Those obscene profits seem to just be a result of the numbers/math used to calculate them being placeholders.
I think the real problem is conceptual. Owning slaves in LT is one of those things that just can't help being broken in one way or another. It's passive income, it's someone else doing work and you reaping the benefits, that's the whole point of slavery as an institution. If you're just tweaking numbers, it's very difficult to find the sweet spot between "so unprofitable you have no reason to bother" and "so profitable you have no reason to do any other money-making activities", especially if the player can easily increase their profits by an order of magnitude by just getting more slaves. Sure, you could place some arbitrary restrictions on the number of slaves a player can own, but that feels, well, arbitrary. Or you could require the player to do some activity to keep the slave business going, but that would defeat the whole "get other people to do the work" point of it.

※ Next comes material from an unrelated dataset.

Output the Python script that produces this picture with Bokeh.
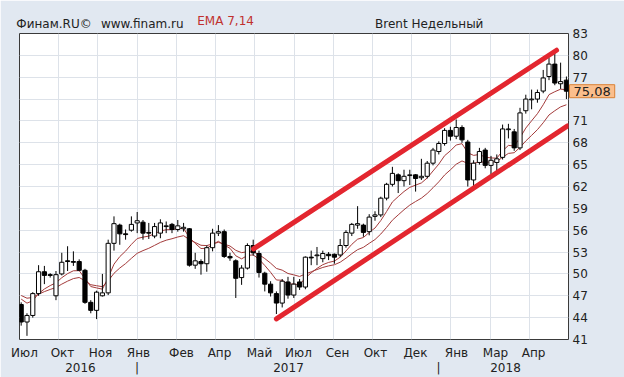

You then risk running into the same issue Bethesda runs into in TES, where you still have to do everything yourself despite being the boss of an entire faction.
Ultimately I'm not sure it's really a problem that there is such a wildly unbalanced way to earn money. LT is a total power fantasy, so being able to acquite lots of money (= power) doesn't really make it any less fun. I also think it's inconspicuous enough that most people won't find it on their first playthrough, so it effectively becomes a nice shortcut to skip the boring early game on subsequent playthroughs.